%%

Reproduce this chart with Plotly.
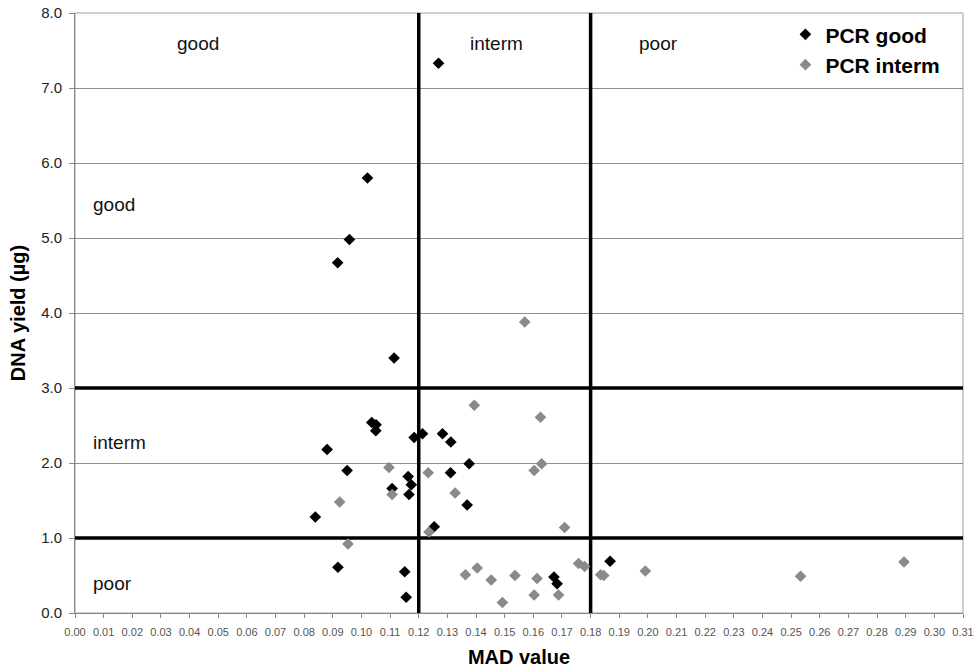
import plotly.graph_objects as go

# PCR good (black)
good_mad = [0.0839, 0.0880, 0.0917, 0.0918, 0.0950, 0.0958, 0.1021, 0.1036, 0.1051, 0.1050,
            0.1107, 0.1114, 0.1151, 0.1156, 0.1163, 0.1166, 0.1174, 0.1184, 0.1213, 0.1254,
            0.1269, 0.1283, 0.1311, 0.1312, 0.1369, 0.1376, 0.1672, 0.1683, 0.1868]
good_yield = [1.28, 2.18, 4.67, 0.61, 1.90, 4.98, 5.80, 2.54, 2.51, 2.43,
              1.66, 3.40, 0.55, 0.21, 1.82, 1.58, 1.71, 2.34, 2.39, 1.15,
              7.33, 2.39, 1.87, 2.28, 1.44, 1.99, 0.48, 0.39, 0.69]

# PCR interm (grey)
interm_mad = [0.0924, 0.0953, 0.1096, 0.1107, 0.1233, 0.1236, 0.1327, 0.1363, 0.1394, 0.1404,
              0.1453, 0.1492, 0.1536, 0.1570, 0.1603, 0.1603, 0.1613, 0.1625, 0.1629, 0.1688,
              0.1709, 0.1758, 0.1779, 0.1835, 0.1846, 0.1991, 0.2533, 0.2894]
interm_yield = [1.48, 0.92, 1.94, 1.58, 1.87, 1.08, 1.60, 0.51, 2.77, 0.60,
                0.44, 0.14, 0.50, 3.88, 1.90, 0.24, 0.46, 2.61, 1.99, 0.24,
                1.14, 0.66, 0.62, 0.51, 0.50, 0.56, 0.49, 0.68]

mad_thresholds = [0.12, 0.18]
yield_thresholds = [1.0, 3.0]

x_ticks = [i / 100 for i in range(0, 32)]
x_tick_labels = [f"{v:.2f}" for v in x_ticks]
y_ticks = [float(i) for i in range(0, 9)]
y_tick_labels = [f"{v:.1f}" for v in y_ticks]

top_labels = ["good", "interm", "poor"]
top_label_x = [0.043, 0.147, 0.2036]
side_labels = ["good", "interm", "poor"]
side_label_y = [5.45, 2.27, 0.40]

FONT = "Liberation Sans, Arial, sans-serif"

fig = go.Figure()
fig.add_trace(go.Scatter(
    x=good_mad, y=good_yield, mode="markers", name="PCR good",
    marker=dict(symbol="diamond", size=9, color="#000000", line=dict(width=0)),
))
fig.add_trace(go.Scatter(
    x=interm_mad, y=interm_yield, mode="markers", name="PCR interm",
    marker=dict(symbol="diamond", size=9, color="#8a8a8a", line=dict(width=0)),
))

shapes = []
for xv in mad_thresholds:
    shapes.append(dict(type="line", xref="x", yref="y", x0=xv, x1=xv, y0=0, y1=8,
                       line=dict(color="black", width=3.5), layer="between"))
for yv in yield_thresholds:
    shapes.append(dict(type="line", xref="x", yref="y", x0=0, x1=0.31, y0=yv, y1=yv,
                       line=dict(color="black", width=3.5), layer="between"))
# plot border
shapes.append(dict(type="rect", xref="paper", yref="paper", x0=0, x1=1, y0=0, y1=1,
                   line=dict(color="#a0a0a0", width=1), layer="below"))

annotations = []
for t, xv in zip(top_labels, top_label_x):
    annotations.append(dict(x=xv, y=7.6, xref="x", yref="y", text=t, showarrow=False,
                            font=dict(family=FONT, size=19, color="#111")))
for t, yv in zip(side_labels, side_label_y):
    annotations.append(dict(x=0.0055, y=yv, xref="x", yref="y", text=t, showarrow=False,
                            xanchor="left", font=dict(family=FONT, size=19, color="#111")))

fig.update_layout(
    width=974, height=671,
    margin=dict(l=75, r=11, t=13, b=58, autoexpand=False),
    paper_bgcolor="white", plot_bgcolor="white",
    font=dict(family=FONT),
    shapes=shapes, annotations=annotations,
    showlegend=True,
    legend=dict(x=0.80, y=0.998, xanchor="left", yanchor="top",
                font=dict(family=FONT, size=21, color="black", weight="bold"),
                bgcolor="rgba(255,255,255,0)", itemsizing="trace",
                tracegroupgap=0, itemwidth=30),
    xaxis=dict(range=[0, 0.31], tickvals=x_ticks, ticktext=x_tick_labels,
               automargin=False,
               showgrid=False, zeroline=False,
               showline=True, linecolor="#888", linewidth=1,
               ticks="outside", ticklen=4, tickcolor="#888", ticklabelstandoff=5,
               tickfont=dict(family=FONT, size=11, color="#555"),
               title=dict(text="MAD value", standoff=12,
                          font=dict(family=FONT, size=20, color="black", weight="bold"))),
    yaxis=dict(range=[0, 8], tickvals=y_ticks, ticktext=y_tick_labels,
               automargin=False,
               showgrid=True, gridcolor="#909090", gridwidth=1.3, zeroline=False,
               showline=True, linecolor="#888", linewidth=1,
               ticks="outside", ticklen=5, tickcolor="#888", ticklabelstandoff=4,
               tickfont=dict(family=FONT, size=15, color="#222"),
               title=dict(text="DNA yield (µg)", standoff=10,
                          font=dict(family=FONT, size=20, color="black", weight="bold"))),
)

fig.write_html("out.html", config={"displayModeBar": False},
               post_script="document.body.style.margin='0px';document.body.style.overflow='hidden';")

%%

• Exercise aim
All of the lines above should be printed exactly, minus the pictures.

• Response below
Reproduce this chart with Plotly.
import plotly.graph_objects as go

# PCR good (black)
good_mad = [0.0839, 0.0880, 0.0917, 0.0918, 0.0950, 0.0958, 0.1021, 0.1036, 0.1051, 0.1050,
            0.1107, 0.1114, 0.1151, 0.1156, 0.1163, 0.1166, 0.1174, 0.1184, 0.1213, 0.1254,
            0.1269, 0.1283, 0.1311, 0.1312, 0.1369, 0.1376, 0.1672, 0.1683, 0.1868]
good_yield = [1.28, 2.18, 4.67, 0.61, 1.90, 4.98, 5.80, 2.54, 2.51, 2.43,
              1.66, 3.40, 0.55, 0.21, 1.82, 1.58, 1.71, 2.34, 2.39, 1.15,
              7.33, 2.39, 1.87, 2.28, 1.44, 1.99, 0.48, 0.39, 0.69]

# PCR interm (grey)
interm_mad = [0.0924, 0.0953, 0.1096, 0.1107, 0.1233, 0.1236, 0.1327, 0.1363, 0.1394, 0.1404,
              0.1453, 0.1492, 0.1536, 0.1570, 0.1603, 0.1603, 0.1613, 0.1625, 0.1629, 0.1688,
              0.1709, 0.1758, 0.1779, 0.1835, 0.1846, 0.1991, 0.2533, 0.2894]
interm_yield = [1.48, 0.92, 1.94, 1.58, 1.87, 1.08, 1.60, 0.51, 2.77, 0.60,
                0.44, 0.14, 0.50, 3.88, 1.90, 0.24, 0.46, 2.61, 1.99, 0.24,
                1.14, 0.66, 0.62, 0.51, 0.50, 0.56, 0.49, 0.68]

mad_thresholds = [0.12, 0.18]
yield_thresholds = [1.0, 3.0]

x_ticks = [i / 100 for i in range(0, 32)]
x_tick_labels = [f"{v:.2f}" for v in x_ticks]
y_ticks = [float(i) for i in range(0, 9)]
y_tick_labels = [f"{v:.1f}" for v in y_ticks]

top_labels = ["good", "interm", "poor"]
top_label_x = [0.043, 0.147, 0.2036]
side_labels = ["good", "interm", "poor"]
side_label_y = [5.45, 2.27, 0.40]

FONT = "Liberation Sans, Arial, sans-serif"

fig = go.Figure()
fig.add_trace(go.Scatter(
    x=good_mad, y=good_yield, mode="markers", name="PCR good",
    marker=dict(symbol="diamond", size=9, color="#000000", line=dict(width=0)),
))
fig.add_trace(go.Scatter(
    x=interm_mad, y=interm_yield, mode="markers", name="PCR interm",
    marker=dict(symbol="diamond", size=9, color="#8a8a8a", line=dict(width=0)),
))

shapes = []
for xv in mad_thresholds:
    shapes.append(dict(type="line", xref="x", yref="y", x0=xv, x1=xv, y0=0, y1=8,
                       line=dict(color="black", width=3.5), layer="between"))
for yv in yield_thresholds:
    shapes.append(dict(type="line", xref="x", yref="y", x0=0, x1=0.31, y0=yv, y1=yv,
                       line=dict(color="black", width=3.5), layer="between"))
# plot border
shapes.append(dict(type="rect", xref="paper", yref="paper", x0=0, x1=1, y0=0, y1=1,
                   line=dict(color="#a0a0a0", width=1), layer="below"))

annotations = []
for t, xv in zip(top_labels, top_label_x):
    annotations.append(dict(x=xv, y=7.6, xref="x", yref="y", text=t, showarrow=False,
                            font=dict(family=FONT, size=19, color="#111")))
for t, yv in zip(side_labels, side_label_y):
    annotations.append(dict(x=0.0055, y=yv, xref="x", yref="y", text=t, showarrow=False,
                            xanchor="left", font=dict(family=FONT, size=19, color="#111")))

fig.update_layout(
    width=974, height=671,
    margin=dict(l=75, r=11, t=13, b=58, autoexpand=False),
    paper_bgcolor="white", plot_bgcolor="white",
    font=dict(family=FONT),
    shapes=shapes, annotations=annotations,
    showlegend=True,
    legend=dict(x=0.80, y=0.998, xanchor="left", yanchor="top",
                font=dict(family=FONT, size=21, color="black", weight="bold"),
                bgcolor="rgba(255,255,255,0)", itemsizing="trace",
                tracegroupgap=0, itemwidth=30),
    xaxis=dict(range=[0, 0.31], tickvals=x_ticks, ticktext=x_tick_labels,
               automargin=False,
               showgrid=False, zeroline=False,
               showline=True, linecolor="#888", linewidth=1,
               ticks="outside", ticklen=4, tickcolor="#888", ticklabelstandoff=5,
               tickfont=dict(family=FONT, size=11, color="#555"),
               title=dict(text="MAD value", standoff=12,
                          font=dict(family=FONT, size=20, color="black", weight="bold"))),
    yaxis=dict(range=[0, 8], tickvals=y_ticks, ticktext=y_tick_labels,
               automargin=False,
               showgrid=True, gridcolor="#909090", gridwidth=1.3, zeroline=False,
               showline=True, linecolor="#888", linewidth=1,
               ticks="outside", ticklen=5, tickcolor="#888", ticklabelstandoff=4,
               tickfont=dict(family=FONT, size=15, color="#222"),
               title=dict(text="DNA yield (µg)", standoff=10,
                          font=dict(family=FONT, size=20, color="black", weight="bold"))),
)

fig.write_html("out.html", config={"displayModeBar": False},
               post_script="document.body.style.margin='0px';document.body.style.overflow='hidden';")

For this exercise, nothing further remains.